start INFORMATION SUPPLIED
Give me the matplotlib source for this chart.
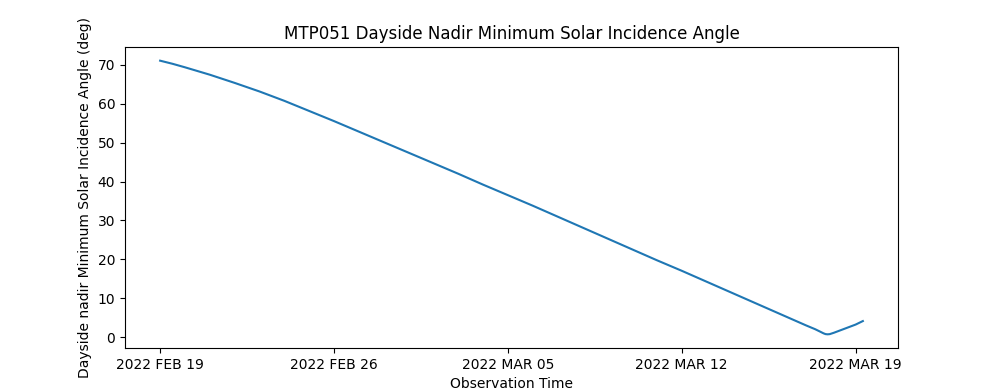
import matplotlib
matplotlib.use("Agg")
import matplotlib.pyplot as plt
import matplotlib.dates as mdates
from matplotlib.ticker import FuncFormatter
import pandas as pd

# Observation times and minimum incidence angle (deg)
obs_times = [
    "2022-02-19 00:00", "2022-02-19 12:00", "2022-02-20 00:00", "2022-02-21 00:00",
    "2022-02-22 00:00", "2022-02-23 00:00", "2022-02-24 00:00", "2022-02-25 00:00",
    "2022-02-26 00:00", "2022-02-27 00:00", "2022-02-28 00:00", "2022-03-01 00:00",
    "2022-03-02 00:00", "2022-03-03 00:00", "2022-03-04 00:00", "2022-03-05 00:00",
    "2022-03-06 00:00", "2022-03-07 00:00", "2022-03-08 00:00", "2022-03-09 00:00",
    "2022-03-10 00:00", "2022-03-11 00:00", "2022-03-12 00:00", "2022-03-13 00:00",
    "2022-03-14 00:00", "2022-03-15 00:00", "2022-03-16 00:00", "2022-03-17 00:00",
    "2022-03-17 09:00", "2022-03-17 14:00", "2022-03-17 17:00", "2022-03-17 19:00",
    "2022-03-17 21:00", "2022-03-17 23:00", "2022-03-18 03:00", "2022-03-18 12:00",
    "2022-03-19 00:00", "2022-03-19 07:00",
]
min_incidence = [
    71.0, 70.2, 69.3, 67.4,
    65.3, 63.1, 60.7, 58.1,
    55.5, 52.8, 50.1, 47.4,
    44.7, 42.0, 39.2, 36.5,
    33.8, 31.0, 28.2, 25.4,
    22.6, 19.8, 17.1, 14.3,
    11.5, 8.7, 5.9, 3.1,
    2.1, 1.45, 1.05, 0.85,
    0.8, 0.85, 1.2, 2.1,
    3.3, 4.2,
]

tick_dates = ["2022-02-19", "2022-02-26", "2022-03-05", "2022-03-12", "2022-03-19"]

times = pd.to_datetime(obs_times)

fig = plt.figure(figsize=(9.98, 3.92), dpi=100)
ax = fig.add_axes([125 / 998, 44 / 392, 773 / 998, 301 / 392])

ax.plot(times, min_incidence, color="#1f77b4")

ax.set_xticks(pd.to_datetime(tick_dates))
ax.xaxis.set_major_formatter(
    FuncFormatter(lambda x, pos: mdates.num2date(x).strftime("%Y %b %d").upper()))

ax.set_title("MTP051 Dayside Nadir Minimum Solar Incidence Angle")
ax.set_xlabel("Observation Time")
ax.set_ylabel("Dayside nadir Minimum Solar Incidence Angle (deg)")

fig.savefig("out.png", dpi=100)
end INFORMATION SUPPLIED
» **GOAL**: Return to the listing above and set it down exactly, leaving out its pictures.

» **SOLVED EXERCISE**:
Give me the matplotlib source for this chart.
import matplotlib
matplotlib.use("Agg")
import matplotlib.pyplot as plt
import matplotlib.dates as mdates
from matplotlib.ticker import FuncFormatter
import pandas as pd

# Observation times and minimum incidence angle (deg)
obs_times = [
    "2022-02-19 00:00", "2022-02-19 12:00", "2022-02-20 00:00", "2022-02-21 00:00",
    "2022-02-22 00:00", "2022-02-23 00:00", "2022-02-24 00:00", "2022-02-25 00:00",
    "2022-02-26 00:00", "2022-02-27 00:00", "2022-02-28 00:00", "2022-03-01 00:00",
    "2022-03-02 00:00", "2022-03-03 00:00", "2022-03-04 00:00", "2022-03-05 00:00",
    "2022-03-06 00:00", "2022-03-07 00:00", "2022-03-08 00:00", "2022-03-09 00:00",
    "2022-03-10 00:00", "2022-03-11 00:00", "2022-03-12 00:00", "2022-03-13 00:00",
    "2022-03-14 00:00", "2022-03-15 00:00", "2022-03-16 00:00", "2022-03-17 00:00",
    "2022-03-17 09:00", "2022-03-17 14:00", "2022-03-17 17:00", "2022-03-17 19:00",
    "2022-03-17 21:00", "2022-03-17 23:00", "2022-03-18 03:00", "2022-03-18 12:00",
    "2022-03-19 00:00", "2022-03-19 07:00",
]
min_incidence = [
    71.0, 70.2, 69.3, 67.4,
    65.3, 63.1, 60.7, 58.1,
    55.5, 52.8, 50.1, 47.4,
    44.7, 42.0, 39.2, 36.5,
    33.8, 31.0, 28.2, 25.4,
    22.6, 19.8, 17.1, 14.3,
    11.5, 8.7, 5.9, 3.1,
    2.1, 1.45, 1.05, 0.85,
    0.8, 0.85, 1.2, 2.1,
    3.3, 4.2,
]

tick_dates = ["2022-02-19", "2022-02-26", "2022-03-05", "2022-03-12", "2022-03-19"]

times = pd.to_datetime(obs_times)

fig = plt.figure(figsize=(9.98, 3.92), dpi=100)
ax = fig.add_axes([125 / 998, 44 / 392, 773 / 998, 301 / 392])

ax.plot(times, min_incidence, color="#1f77b4")

ax.set_xticks(pd.to_datetime(tick_dates))
ax.xaxis.set_major_formatter(
    FuncFormatter(lambda x, pos: mdates.num2date(x).strftime("%Y %b %d").upper()))

ax.set_title("MTP051 Dayside Nadir Minimum Solar Incidence Angle")
ax.set_xlabel("Observation Time")
ax.set_ylabel("Dayside nadir Minimum Solar Incidence Angle (deg)")

fig.savefig("out.png", dpi=100)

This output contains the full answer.